Joshua Tree is a popular destination for rock climbers. They've named this formation the "great burrito"...

And, finally for this portion of the trip, a neat shot of a rock window... By the way, this is not some form of sandstone, these rocks are granite!


We then drove over to Keys Point, an overlook high above the valley containing Palm Springs. Views are supposed to extend all the way to Mexico, but with overcast skies, we didn't see much. Unfortunate...


Lacey wanted to check out the Keys ranch... this is a tour conducted by a ranger and held once a day. Since it was stormy, we were the only ones prepared for the tour (we brought umbrellas, more for the blazing sun, but, as it turned out, proper protection for the intense cloudbursts we experienced). The ranger gave us a "private" tour, including the tin roof machine shed were we sought shelter during the most intense rain.

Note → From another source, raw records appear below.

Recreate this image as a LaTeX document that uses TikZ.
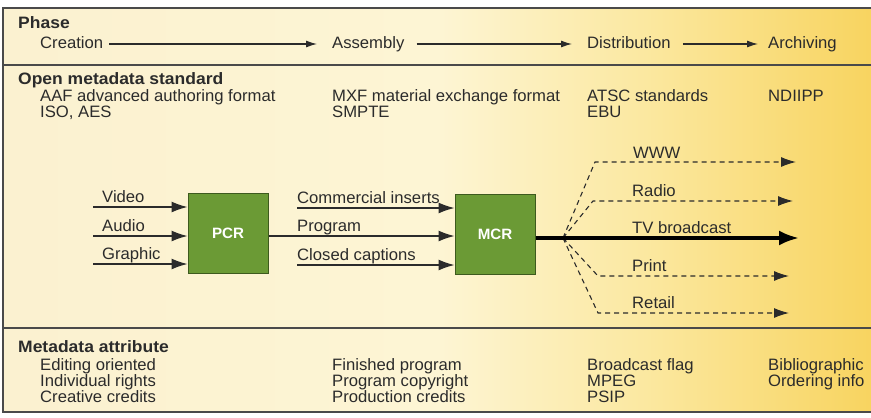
\documentclass[tikz,border=0pt]{standalone}
\usepackage{fontspec}
\setmainfont{Liberation Sans}[FakeStretch=1.01]
\newfontfamily\hdrfont{Liberation Sans}[FakeStretch=1.06]
\usetikzlibrary{arrows.meta}
\definecolor{bgL}{HTML}{FBF1D0}
\definecolor{bgC}{HTML}{FDF5D4}
\definecolor{bgM}{HTML}{FBE8A0}
\definecolor{bgR}{HTML}{F8D460}
\definecolor{boxG}{HTML}{6B9A35}
\definecolor{boxB}{HTML}{3D5A1E}
\definecolor{ink}{HTML}{2B2B2B}
\definecolor{rule}{HTML}{4A4A4A}
\pgfdeclarehorizontalshading{bgshade}{100bp}{color(0bp)=(bgL); color(25bp)=(bgL); color(50bp)=(bgC); color(62bp)=(bgM); color(75bp)=(bgR); color(100bp)=(bgR)}
\begin{document}
\begin{tikzpicture}[x=1pt,y=-1pt,
  txt/.style={anchor=base west, inner sep=0pt, text=ink, font=\fontsize{16.5}{16.5}\selectfont},
  hdr/.style={anchor=base west, inner sep=0pt, text=ink, font=\hdrfont\bfseries\fontsize{16.5}{16.5}\selectfont},
  room/.style={draw=boxB, line width=1pt, fill=boxG, minimum width=80pt, minimum height=80pt, inner sep=0pt,
    text=white, font=\fontsize{15}{15}\selectfont\bfseries},
  phasearr/.style={draw=ink, line width=1.1pt, -{Latex[length=11pt,width=7pt]}},
  inarr/.style={draw=ink, line width=1.3pt, -{Latex[length=16pt,width=11pt]}},
  dasharr/.style={draw=ink, line width=1.1pt, dash pattern=on 5pt off 4pt, -{Latex[length=15pt,width=10pt]}},
  mainarr/.style={draw=black, line width=3.5pt, -{Latex[length=20pt,width=15pt]}},
  frameline/.style={draw=rule, line width=1.5pt},
]
\useasboundingbox (0,0) rectangle (871,418);
\fill[white] (0,0) rectangle (871,418);
\shade[shading=bgshade] (3,8) rectangle (871,412);
\draw[frameline] (871,8) -- (3,8) -- (3,412) -- (871,412);
\draw[frameline] (3,65) -- (871,65);
\draw[frameline] (3,328) -- (871,328);

% Phase row
\node[hdr] (phase) at (18,28) {Phase};
\node[txt] (creation) at (40,48) {Creation};
\node[txt] (assembly) at (332,48) {Assembly};
\node[txt] (distribution) at (587,48) {Distribution};
\node[txt] (archiving) at (768,48) {Archiving};
\draw[phasearr] ([shift={(6,-4)}]creation.base east) -- ([shift={(-15,-4)}]assembly.base west);
\draw[phasearr] ([shift={(12,-4)}]assembly.base east) -- ([shift={(-15,-4)}]distribution.base west);
\draw[phasearr] ([shift={(12,-4)}]distribution.base east) -- ([shift={(-10,-4)}]archiving.base west);

% Open metadata standard
\node[hdr] (oms) at (18,84) {Open metadata standard};
\node[txt] (aaf) at (40,101) {AAF advanced authoring format};
\node[txt] (iso) at (40,117) {ISO, AES};
\node[txt] (mxf) at (332,101) {MXF material exchange format};
\node[txt] (smpte) at (332,117) {SMPTE};
\node[txt] (atsc) at (587,101) {ATSC standards};
\node[txt] (ebu) at (587,117) {EBU};
\node[txt] (ndiipp) at (768,101) {NDIIPP};

% Control rooms
\node[room] (pcr) at (228,233) {PCR};
\node[room] (mcr) at (495,234) {MCR};

% Inputs to PCR
\coordinate (vin) at (93,207);
\coordinate (ain) at (93,236);
\coordinate (gin) at (93,264);
\node[txt] (video) at (102,202.5) {Video};
\node[txt] (audio) at (102,231.5) {Audio};
\node[txt] (graphic) at (102,259.5) {Graphic};
\draw[inarr] (vin) -- (vin -| pcr.west);
\draw[inarr] (ain) -- (ain -| pcr.west);
\draw[inarr] (gin) -- (gin -| pcr.west);

% Between PCR and MCR
\coordinate (cin) at (297,208);
\coordinate (ccin) at (297,265);
\node[txt] (commercial) at (297,203.5) {Commercial inserts};
\node[txt] (program) at (297,231.5) {Program};
\node[txt] (captions) at (297,260.5) {Closed captions};
\draw[inarr] (cin) -- (cin -| mcr.west);
\draw[inarr] ([yshift=-3pt]pcr.east) -- ([yshift=-3pt]pcr.east -| mcr.west);
\draw[inarr] (ccin) -- (ccin -| mcr.west);

% Distribution outputs
\coordinate (br) at (563,238);
\coordinate (tvend) at (799,238);
\coordinate (wwwA) at (595,162);
\coordinate (wwwE) at (796,162);
\coordinate (radA) at (593,201);
\coordinate (radE) at (793,201);
\coordinate (prtA) at (598,276);
\coordinate (prtE) at (789,276);
\coordinate (retA) at (598,313);
\coordinate (retE) at (789,313);
\node[txt] (www) at (633,158) {WWW};
\node[txt] (radio) at (632,196.5) {Radio};
\node[txt] (tv) at (632,233.5) {TV broadcast};
\node[txt] (print) at (632,271.5) {Print};
\node[txt] (retail) at (632,308.5) {Retail};
\draw[dasharr] (br) -- (wwwA) -- (wwwE);
\draw[dasharr] (br) -- (radA) -- (radE);
\draw[dasharr] (br) -- (prtA) -- (prtE);
\draw[dasharr] (br) -- (retA) -- (retE);
\draw[mainarr] ([yshift=-4pt]mcr.east) -- (tvend);

% Metadata attribute
\node[hdr] (mda) at (18,352) {Metadata attribute};
\node[txt] (edit) at (40,370) {Editing oriented};
\node[txt] (indiv) at (40,386) {Individual rights};
\node[txt] (creative) at (40,402) {Creative credits};
\node[txt] (finished) at (332,370) {Finished program};
\node[txt] (copyright) at (332,386) {Program copyright};
\node[txt] (production) at (332,402) {Production credits};
\node[txt] (flag) at (587,370) {Broadcast flag};
\node[txt] (mpeg) at (587,386) {MPEG};
\node[txt] (psip) at (587,402) {PSIP};
\node[txt] (biblio) at (768,370) {Bibliographic};
\node[txt] (ordering) at (768,386) {Ordering info};
\end{tikzpicture}
\end{document}
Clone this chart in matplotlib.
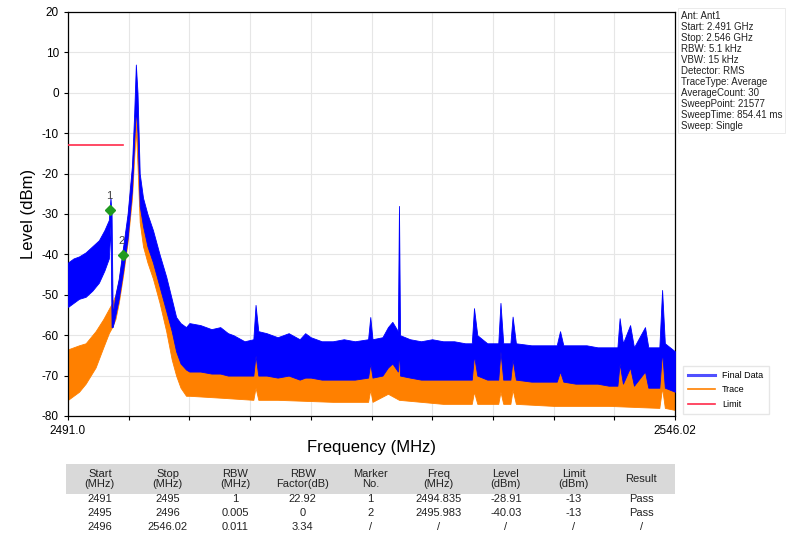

Bill Keys was an early homesteader in the area. First as a gold miner, then a cattleman, then as a "home depot" (he collected lots of junk for spare parts), somehow his family made a living and were able to survive until 1960 or so...


My favorite part of the ranch were the old trucks. A minor passion is to take pictures of these trucks, some day to collect them all into some sort of portfolio. The Mack truck has actually run in recent history (last 5-10 years).




And a shot from the ranch back over the entrance to the area.


Then we were off on the long drive to the southwestern entrance of the park. This took us across the division of high desert (Mohave) down to the low (and more desolate) desert (Colorado/Sonoran). We caught a great lightning storm and drove through pounding rain (thankfully brief). We did get a dry stop at the cholla cactus garden. Pretty neat...


Look but you better not touch...



From this exit, a short drive took us to I-10 and back to Palm Springs. Quite the loop, and a fun day. I want to visit Joshua Tree again, more great hikes to do, and other routes to take through the park.